Bulgaria has taken a decisive step toward leaving the Financial Action Task Force (FATF) gray list, following confirmation from two separate international bodies that the country has addressed its shortcomings in anti-money laundering and counter-terrorism financing. For the Bulgarian diaspora, this matters directly: gray-list status has complicated international banking, cross-border business, and investment flows into the country for years.

Western-context explainer: The FATF gray list flags countries under increased monitoring for financial crime risks, and being on it can trigger extra scrutiny for any international transaction linked to that country.

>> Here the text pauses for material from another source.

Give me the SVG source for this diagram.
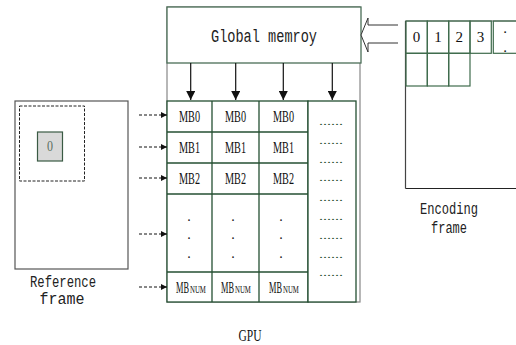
<svg xmlns="http://www.w3.org/2000/svg" width="516" height="345" viewBox="0 0 516 345">
<style>
.t{font-family:"Liberation Serif",serif;fill:#111}
.m{font-family:"Liberation Mono",monospace;fill:#222}
.box{fill:#fff;stroke:#4b6e57;stroke-width:1.3}
.grid{fill:#fff;stroke:#244f32;stroke-width:1.3}
.cell{fill:none;stroke:#3f6b4c;stroke-width:1.2}
.dash{fill:none;stroke:#111;stroke-width:1;stroke-dasharray:3 2}
.solid{fill:none;stroke:#111;stroke-width:1.2}
.mb{font-family:"Liberation Serif",serif;font-size:17px;fill:#111}
.sub{font-family:"Liberation Serif",serif;font-size:11px;fill:#111}
.dots{font-family:"Liberation Serif",serif;font-size:10px;fill:#1f4a2c}
</style>
<defs>
<marker id="ah" viewBox="0 0 10 10" refX="10" refY="5" markerWidth="6" markerHeight="7" markerUnits="userSpaceOnUse" orient="auto">
<path d="M0,0 L10,5 L0,10 Z" fill="#111"/>
</marker>
<marker id="dh" viewBox="0 0 10 10" refX="10" refY="5" markerWidth="14" markerHeight="9" markerUnits="userSpaceOnUse" orient="auto">
<path d="M0,0 L10,5 L0,10 Z" fill="#111"/>
</marker>
</defs>

<g id="gpu">
<rect x="167" y="7" width="193" height="295" fill="#fff" stroke="#888" stroke-width="1.2"/>
<rect class="box" x="167" y="7" width="194" height="56"/>
<text class="m" x="264" y="42" font-size="18" text-anchor="middle" textLength="106" lengthAdjust="spacingAndGlyphs">Global memroy</text>
<text class="t" x="250" y="341" font-size="16" text-anchor="middle" textLength="23" lengthAdjust="spacingAndGlyphs">GPU</text>
</g>

<g id="mb-grid">
<rect class="grid" x="167" y="101" width="141" height="201"/>
<rect class="grid" x="308" y="101" width="48" height="201"/>
<line class="grid" x1="212" y1="101" x2="212" y2="302"/>
<line class="grid" x1="259" y1="101" x2="259" y2="302"/>
<line class="grid" x1="167" y1="132" x2="308" y2="132"/>
<line class="grid" x1="167" y1="163" x2="308" y2="163"/>
<line class="grid" x1="167" y1="194" x2="308" y2="194"/>
<line class="grid" x1="167" y1="272" x2="308" y2="272"/>
<g class="mb" text-anchor="middle">
<text x="189.5" y="122" textLength="21" lengthAdjust="spacingAndGlyphs">MB0</text>
<text x="235.5" y="122" textLength="21" lengthAdjust="spacingAndGlyphs">MB0</text>
<text x="283.5" y="122" textLength="21" lengthAdjust="spacingAndGlyphs">MB0</text>
<text x="189.5" y="153" textLength="21" lengthAdjust="spacingAndGlyphs">MB1</text>
<text x="235.5" y="153" textLength="21" lengthAdjust="spacingAndGlyphs">MB1</text>
<text x="283.5" y="153" textLength="21" lengthAdjust="spacingAndGlyphs">MB1</text>
<text x="189.5" y="184" textLength="21" lengthAdjust="spacingAndGlyphs">MB2</text>
<text x="235.5" y="184" textLength="21" lengthAdjust="spacingAndGlyphs">MB2</text>
<text x="283.5" y="184" textLength="21" lengthAdjust="spacingAndGlyphs">MB2</text>
</g>
<g>
<text class="mb" transform="translate(176,293) scale(0.49,1)">MB</text>
<text class="sub" transform="translate(190,293) scale(0.62,1)">NUM</text>
<text class="mb" transform="translate(221,293) scale(0.49,1)">MB</text>
<text class="sub" transform="translate(235,293) scale(0.62,1)">NUM</text>
<text class="mb" transform="translate(269,293) scale(0.49,1)">MB</text>
<text class="sub" transform="translate(283,293) scale(0.62,1)">NUM</text>
</g>
<g class="t" font-size="14" text-anchor="middle">
<text x="189" y="221">.</text><text x="189" y="239">.</text><text x="189" y="258">.</text>
<text x="233" y="221">.</text><text x="233" y="239">.</text><text x="233" y="258">.</text>
<text x="281" y="221">.</text><text x="281" y="239">.</text><text x="281" y="258">.</text>
</g>
<g class="dots" text-anchor="middle">
<text x="331" y="125" textLength="24" lengthAdjust="spacingAndGlyphs">......</text>
<text x="331" y="144" textLength="24" lengthAdjust="spacingAndGlyphs">......</text>
<text x="331" y="163" textLength="24" lengthAdjust="spacingAndGlyphs">......</text>
<text x="331" y="181" textLength="24" lengthAdjust="spacingAndGlyphs">......</text>
<text x="331" y="201" textLength="24" lengthAdjust="spacingAndGlyphs">......</text>
<text x="331" y="220" textLength="24" lengthAdjust="spacingAndGlyphs">......</text>
<text x="331" y="239" textLength="24" lengthAdjust="spacingAndGlyphs">......</text>
<text x="331" y="258" textLength="24" lengthAdjust="spacingAndGlyphs">......</text>
<text x="331" y="276" textLength="24" lengthAdjust="spacingAndGlyphs">......</text>
</g>
</g>

<g id="reference-frame">
<rect x="15" y="101" width="113" height="168" fill="#fff" stroke="#555" stroke-width="1.2"/>
<rect x="19.5" y="106" width="65" height="75" fill="none" stroke="#222" stroke-width="1" stroke-dasharray="3 1.5"/>
<rect x="37.5" y="132" width="25" height="29" fill="#d9d9d9" stroke="#3a5a44" stroke-width="1.2"/>
<text class="t" x="50" y="151" font-size="15" text-anchor="middle" style="fill:#5a6e60" textLength="6" lengthAdjust="spacingAndGlyphs">0</text>
<text class="m" x="63" y="287" font-size="16" text-anchor="middle" textLength="66" lengthAdjust="spacingAndGlyphs">Reference</text>
<text class="m" x="62" y="304" font-size="16" text-anchor="middle" textLength="45" lengthAdjust="spacingAndGlyphs">frame</text>
</g>

<g id="encoding-frame">
<line x1="405.5" y1="21" x2="516" y2="21" stroke="#777" stroke-width="1.2"/>
<line x1="405.5" y1="21" x2="405.5" y2="188.5" stroke="#444" stroke-width="1.2"/>
<line x1="405.5" y1="188.5" x2="516" y2="188.5" stroke="#222" stroke-width="1.2"/>
<rect class="cell" x="406" y="21" width="21.3" height="32.3"/>
<rect class="cell" x="427.3" y="21" width="21.4" height="32.3"/>
<rect class="cell" x="448.7" y="21" width="21.3" height="32.3"/>
<rect class="cell" x="470" y="21" width="21.3" height="32.3"/>
<rect class="cell" x="493.3" y="21" width="30" height="32.3"/>
<rect class="cell" x="406" y="53.3" width="21.3" height="32.7"/>
<rect class="cell" x="427.3" y="53.3" width="21.4" height="32.7"/>
<rect class="cell" x="448.7" y="53.3" width="21.3" height="32.7"/>
<g class="t" font-size="15" text-anchor="middle">
<text x="416.6" y="42">0</text>
<text x="438" y="42">1</text>
<text x="459.3" y="42">2</text>
<text x="480.6" y="42">3</text>
<text x="505" y="33">.</text>
<text x="505" y="52">.</text>
</g>
<text class="m" x="449" y="214" font-size="16" text-anchor="middle" textLength="58" lengthAdjust="spacingAndGlyphs">Encoding</text>
<text class="m" x="449" y="233" font-size="16" text-anchor="middle" textLength="36" lengthAdjust="spacingAndGlyphs">frame</text>
</g>

<g id="connectors">
<line class="solid" x1="190.7" y1="63" x2="190.7" y2="100" marker-end="url(#dh)"/>
<line class="solid" x1="235.7" y1="63" x2="235.7" y2="100" marker-end="url(#dh)"/>
<line class="solid" x1="283.3" y1="63" x2="283.3" y2="100" marker-end="url(#dh)"/>
<line class="solid" x1="332.3" y1="63" x2="332.3" y2="100" marker-end="url(#dh)"/>
<line class="dash" x1="139" y1="115" x2="167" y2="115" marker-end="url(#ah)"/>
<line class="dash" x1="139" y1="147" x2="167" y2="147" marker-end="url(#ah)"/>
<line class="dash" x1="139" y1="178" x2="167" y2="178" marker-end="url(#ah)"/>
<line class="dash" x1="139" y1="234" x2="167" y2="234" marker-end="url(#ah)"/>
<line class="dash" x1="139" y1="287" x2="167" y2="287" marker-end="url(#ah)"/>
<polyline points="398,25 368,25 368,18 361,35 368,52 368,43 398,43" fill="#fff" stroke="#333" stroke-width="1"/>
</g>
</svg>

What the Council of Europe Found

The MONEYVAL Committee of the Council of Europe announced that Bulgaria now meets all 40 FATF recommendations, rating the country as either fully compliant or largely compliant across every standard. Club Z reports that the committee confirmed Bulgaria had been rated fully compliant on 13 recommendations and largely compliant on the remaining 27, prompting MONEYVAL to formally close its Fifth Round evaluation for Bulgaria. The committee noted that since its mutual evaluation report in May 2022, Bulgarian authorities had taken significant steps to strengthen the country's legal framework.

FATF's Own Decision in Paris

At its plenary session in Paris in June 2026, FATF itself made an initial determination that Bulgaria had substantially completed its Action Plan, according to Dariknews, citing a statement from Bulgaria's Ministry of Justice. Bulgaria was represented at the Paris meeting by Justice Minister Nikolay Naydenov, who confirmed that all measures in the Action Plan had been fulfilled and that the country stands ready to demonstrate the effectiveness of its reforms.

FATF has now scheduled an on-site assessment to verify that the reforms are genuinely embedded and irreversible, and that political commitment to continued progress remains in place. That on-site visit is the final hurdle before formal removal from the list.

What Bulgaria Actually Reformed

Among the concrete steps Dariknews cites from the official FATF statement, Bulgaria implemented its national anti-money laundering and counter-terrorism financing strategy through a comprehensive action plan, resolved remaining technical compliance gaps, and introduced risk-based supervision for postal money service operators, currency exchange providers, and real estate agents.

Why This Matters Beyond Bulgaria's Borders

Gray-list membership has been flagged as a serious drag on foreign investment into Bulgaria. For Bulgarians living in Western Europe, North America, or elsewhere, the practical effects have shown up in heightened due-diligence requirements when sending remittances, opening accounts that involve Bulgarian entities, or structuring business relationships with partners back home. A confirmed exit from the list would ease those frictions considerably.

The on-site assessment still needs to go well, so the finish line has not quite been crossed. But the direction of travel, validated by both MONEYVAL and FATF within days of each other in June 2026, is unambiguously forward.